Il razzismo nella genetica

La genetica e la genomica sono considerate le chiavi per il futuro di quella che viene definita la salute globale. Centinaia di laboratori, attualmente, sono alla ricerca delle radici genetiche delle malattie e dei tratti caratteristici dello sviluppo. Sebbene abbiano raggiunto traguardi molto importanti, si stanno scontrando con un problema che potrebbe mettere in crisi l’intero sistema di ricerca, e che pone una nuova conditio sine qua non: bisogna allargare gli studi a tutti i gruppi etnici del pianeta, o i risultati di tanti, costosi sforzi varranno per i pochi fortunati di origine europea. 

Al momento, infatti, gli studi di associazione genomica (Gwas, Genome-Wide Association Studies), in cui vengono comparati i codici genetici di centinaia di migliaia di persone per individuare le differenze, si concentrano quasi esclusivamente sulle popolazioni provenienti dall’Europa. Lo aveva dimostrato – come ricorda Wired.com – già nel 2009 una review realizzata dal David Goldstein della Duke Univeristy; secondo quella analisi, il 96 per cento dei Gwas riguarda persone con antenati europei. Il restante 4 per cento degli studi se lo spartiscono tutti gli altri gruppi etnici.

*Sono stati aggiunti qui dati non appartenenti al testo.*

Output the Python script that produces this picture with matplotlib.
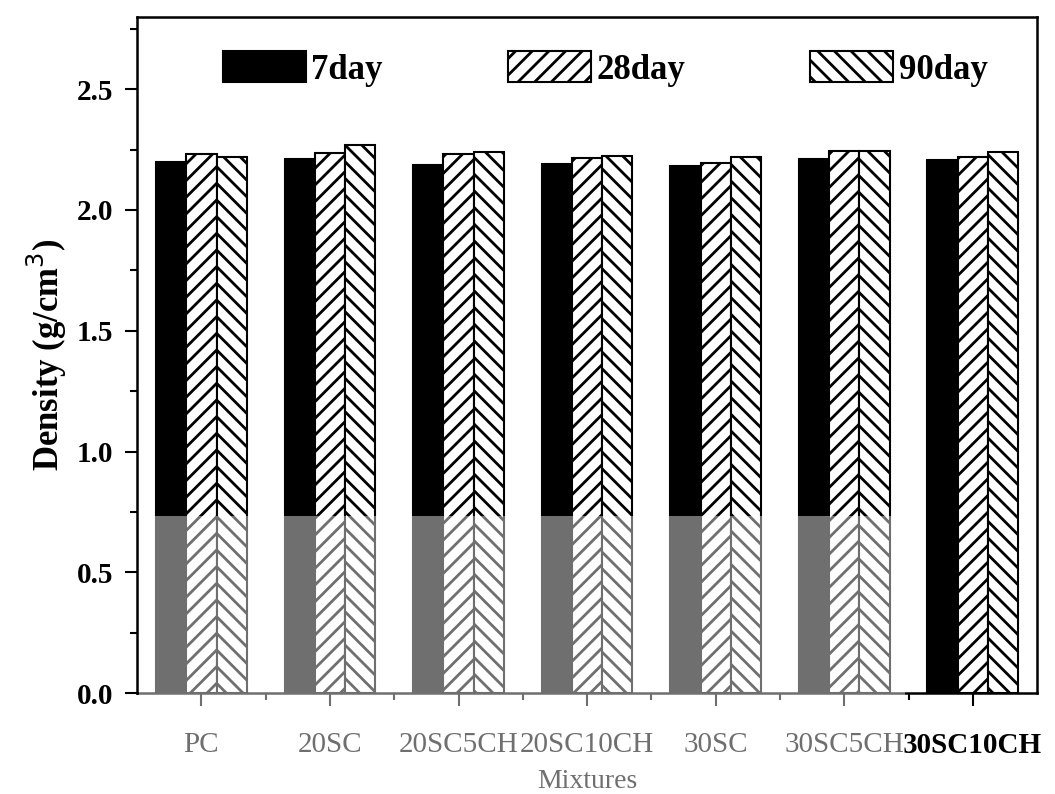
import numpy as np
import matplotlib
matplotlib.use("Agg")
import matplotlib.pyplot as plt
from matplotlib.patches import Rectangle

mixtures = ["PC", "20SC", "20SC5CH", "20SC10CH", "30SC", "30SC5CH", "30SC10CH"]
day7  = [2.20, 2.21, 2.185, 2.19, 2.18, 2.21, 2.205]
day28 = [2.23, 2.235, 2.23, 2.215, 2.195, 2.245, 2.22]
day90 = [2.22, 2.27, 2.24, 2.225, 2.22, 2.245, 2.24]
series = [("7day", day7), ("28day", day28), ("90day", day90)]

plt.rcParams['font.family'] = ['Liberation Serif', 'DejaVu Serif']
plt.rcParams['hatch.linewidth'] = 2.0
plt.rcParams['hatch.color'] = 'black'

fig = plt.figure(figsize=(10.55, 7.94), dpi=100)
ax = fig.add_axes([0.130, 0.127, 0.853, 0.852])

x = np.arange(len(mixtures))
w = 0.235
styles = [dict(color="black", edgecolor="black", hatch=None),
          dict(color="white", edgecolor="black", hatch="//"),
          dict(color="white", edgecolor="black", hatch="\\\\")]
for k, ((name, vals), st) in enumerate(zip(series, styles)):
    ax.bar(x + (k - 1) * w, vals, w, label=name, linewidth=1.5, **st)

ax.set_xlim(-0.5, 6.5)
ax.set_ylim(0, 2.8)
ax.set_yticks([0.0, 0.5, 1.0, 1.5, 2.0, 2.5])
ax.set_yticklabels(["0.0", "0.5", "1.0", "1.5", "2.0", "2.5"], fontsize=21, fontweight="bold")
ax.set_yticks(np.arange(0.25, 2.8, 0.5), minor=True)
ax.set_xticks(x)
ax.set_xticklabels(mixtures, fontsize=21)
ax.get_xticklabels()[-1].set_fontweight("bold")
ax.set_xticks(np.arange(0.5, 6.5, 1.0), minor=True)
ax.tick_params(which="major", length=9, width=1.5, direction="out")
ax.tick_params(which="minor", length=5, width=1.5, direction="out")
ax.tick_params(axis="y", which="major", pad=8)
ax.tick_params(axis="x", which="major", pad=19)
for s in ax.spines.values():
    s.set_linewidth(1.8)

ax.set_ylabel("Density (g/cm$^3$)", fontsize=25, fontweight="bold", labelpad=6)
ax.set_xlabel("Mixtures", fontsize=20, labelpad=7)

ax.legend(loc="upper center", ncol=3, frameon=False,
          prop=dict(family="Liberation Serif", weight="bold", size=25),
          handlelength=2.4, handleheight=1.0, handletextpad=0.15,
          columnspacing=3.6, bbox_to_anchor=(0.52, 0.995))

# scan artefact: lower-left part of the page printed grey
fig.add_artist(Rectangle((139 / 1055, 0), (905 - 139) / 1055, (794 - 516) / 794,
                         transform=fig.transFigure, facecolor="white", alpha=0.44,
                         edgecolor="none", zorder=10))

fig.savefig("out.png", dpi=100)
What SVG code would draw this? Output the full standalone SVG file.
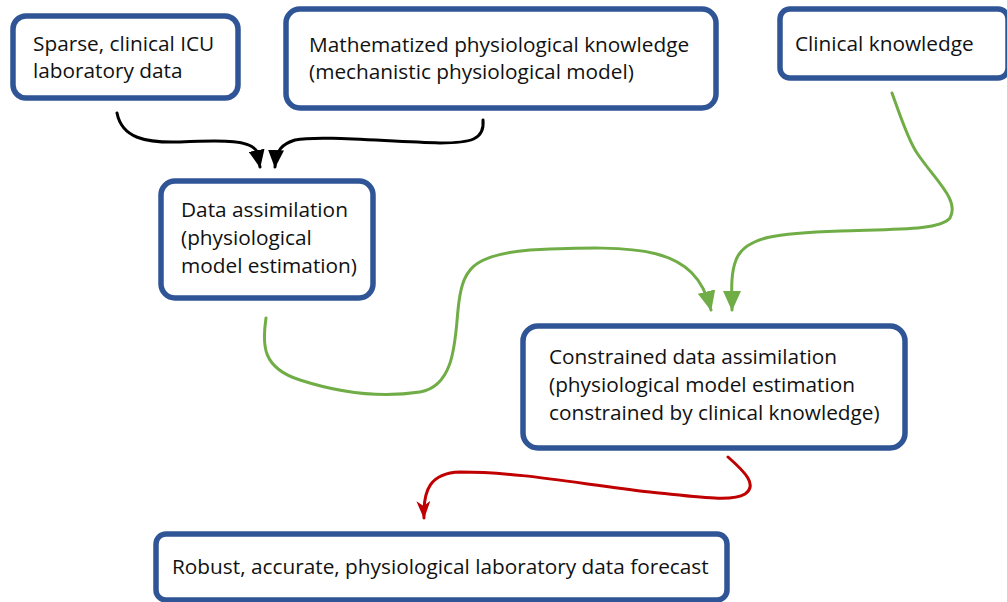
<svg xmlns="http://www.w3.org/2000/svg" width="1007" height="602" viewBox="0 0 1007 602">
<style>
.box{fill:#fff;stroke:#2F5597;stroke-width:5.5;stroke-linejoin:round}
.t{font-family:"Open Sans","Liberation Sans",sans-serif;font-size:20.8px;fill:#111}
.c{fill:none;stroke-width:3;stroke-linecap:round}
.k{stroke:#000}
.g{stroke:#70AD47}
.r{stroke:#C00000}
</style>
<defs>
<marker id="ak" markerUnits="userSpaceOnUse" viewBox="0 0 18 16" markerWidth="18" markerHeight="16" refX="17" refY="8" orient="auto"><path d="M0,0 L18,8 L0,16 z" fill="#000"/></marker>
<marker id="ag" markerUnits="userSpaceOnUse" viewBox="0 0 20 18" markerWidth="20" markerHeight="18" refX="19" refY="9" orient="auto"><path d="M0,0 L20,9 L0,18 z" fill="#70AD47"/></marker>
<marker id="ar" markerUnits="userSpaceOnUse" viewBox="0 0 18 14" markerWidth="18" markerHeight="14" refX="17" refY="7" orient="auto"><path d="M0,0 L18,7 L0,14 L5,7 z" fill="#C00000"/></marker>
</defs>
<g id="connectors">
<path class="c k" marker-end="url(#ak)" d="M117,113 C122,138 145,143 180,142 C225,140 252,140 257,152 L260,167"/>
<path class="c k" marker-end="url(#ak)" d="M483,120 C485,140 470,143 440,143 C390,142 320,135 295,140 C282,144 276,150 275,167"/>
<path class="c g" marker-end="url(#ag)" d="M266,318 C262,345 262,368 300,380 C340,393 380,398 420,392 C455,386 455,340 458,310 C462,270 470,255 530,250 C640,245 695,245 711,310"/>
<path class="c g" marker-end="url(#ag)" d="M892,93 C900,115 908,140 917,153 C935,180 960,200 950,218 C940,230 900,229 840,231 C780,233 745,236 736,260 C730,275 732,295 732,310"/>
<path class="c r" marker-end="url(#ar)" d="M728,457 C745,472 758,485 745,494 C732,502 700,497 650,492 C580,484 520,472 460,472 C430,473 423,490 424,518"/>
</g>
<g id="n-sparse">
<rect class="box" x="13" y="16" width="225" height="82" rx="13"/>
<text class="t" x="33" y="51">Sparse, clinical ICU</text>
<text class="t" x="33" y="78">laboratory data</text>
</g>
<g id="n-math">
<rect class="box" x="286" y="9" width="430" height="99" rx="14"/>
<text class="t" x="309" y="52">Mathematized physiological knowledge</text>
<text class="t" x="309" y="79">(mechanistic physiological model)</text>
</g>
<g id="n-clinical">
<rect class="box" x="780" y="9" width="228" height="69" rx="10"/>
<text class="t" x="795" y="51">Clinical knowledge</text>
</g>
<g id="n-da">
<rect class="box" x="161" y="181" width="212" height="117" rx="14"/>
<text class="t" x="181" y="217">Data assimilation</text>
<text class="t" x="181" y="245">(physiological</text>
<text class="t" x="181" y="273">model estimation)</text>
</g>
<g id="n-cda">
<rect class="box" x="523" y="326" width="382" height="122" rx="15"/>
<text class="t" x="549" y="364">Constrained data assimilation</text>
<text class="t" x="549" y="392">(physiological model estimation</text>
<text class="t" x="549" y="420">constrained by clinical knowledge)</text>
</g>
<g id="n-robust">
<rect class="box" x="156" y="534" width="571" height="66" rx="10"/>
<text class="t" x="172" y="574">Robust, accurate, physiological laboratory data forecast</text>
</g>
</svg>
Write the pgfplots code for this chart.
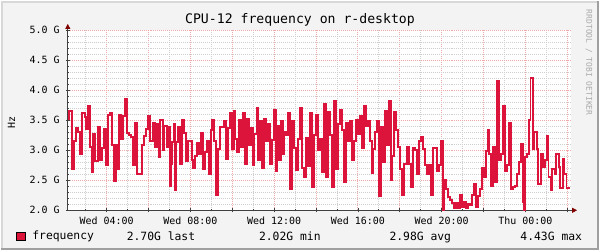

Che nel complesso, però, rappresentano circa l’80 per cento della popolazione mondiale. Inoltre, le indagini su queste altre popolazioni prendono spesso in considerazione campioni ristretti, e solo una minima parte ha incluso popolazioni di origini africane. 

Il campione europeo è preferito perchè è più facile da reclutare, quasi sempre vive in paesi dotati di strutture organizzate, è interessato (dove si muore di fame o di malattie infettive o neglette si pensa prima ad altro) e garantisce una certa aderenza alla terapia. Inoltre, probabilmente, include popolazioni che interessano di più le farmaceutiche che finanziano questi studi.

Questo è un grande problema, perché quello che si scopre come valido per una popolazione non è altrettanto valido per le altre, come mostra la più grande analisi mai eseguita sul legame tra varianti genetiche ed etnia, condotta da Carlos Bustamante della Stanford University e pubblicata recentemente sui Proceedings of National Academy of Sciences

A far riflettere i ricercatori è la cosiddetta ereditabilità mancante: le varianti genetiche identificate fino a oggi spiegano solo una ridotta percentuale delle caratteristiche e dei fattori legati a una determinata condizione. Prendiamo l’altezza degli individui, per esempio: al momento è noto appena il 10% di ciò che la determina. Quando sono cominciati gli studi di associazione genomica, i ricercatori speravano di poter spiegare questa ereditabilità mancante attraverso le varianti genetiche comuni, ovvero le mutazioni condivise da un numero elevato di persone. 

Ma così non è stato: ogni variante comune è legata soltanto a minuscole frazioni di rischio per una determinata malattia. Così ora i ricercatori si stanno concentrando sulle varianti rare, quelle condivise da un numero inferiore di persone ma con effetti estremamente importanti e riconoscibili. Diversamente da quelle comuni, che sono presenti in gruppi etnici anche molto lontani tra di loro, queste varianti rare sembrano essere gruppo-specifiche

Ecco perché i genetisti di tutto il mondo devono studiare un insieme di popolazioni molto più ampio rispetto a quanto avviene oggi, che includa anche le minoranze etniche, ricorda lo stesso Bustamante in un commento pubblicato oggi su Nature: “Se non si conducono studi che includono più gruppi etnici emergerà un quadro solo parziale di quali varianti siano importanti e la genomica andrà a beneficio di pochi privilegiati. In questo modo corriamo il rischio di perpetuare le già esistenti disparità in campo medico-sanitario. Le popolazioni che hanno più bisogno non possono essere le ultime a beneficiare della ricerca genetica”.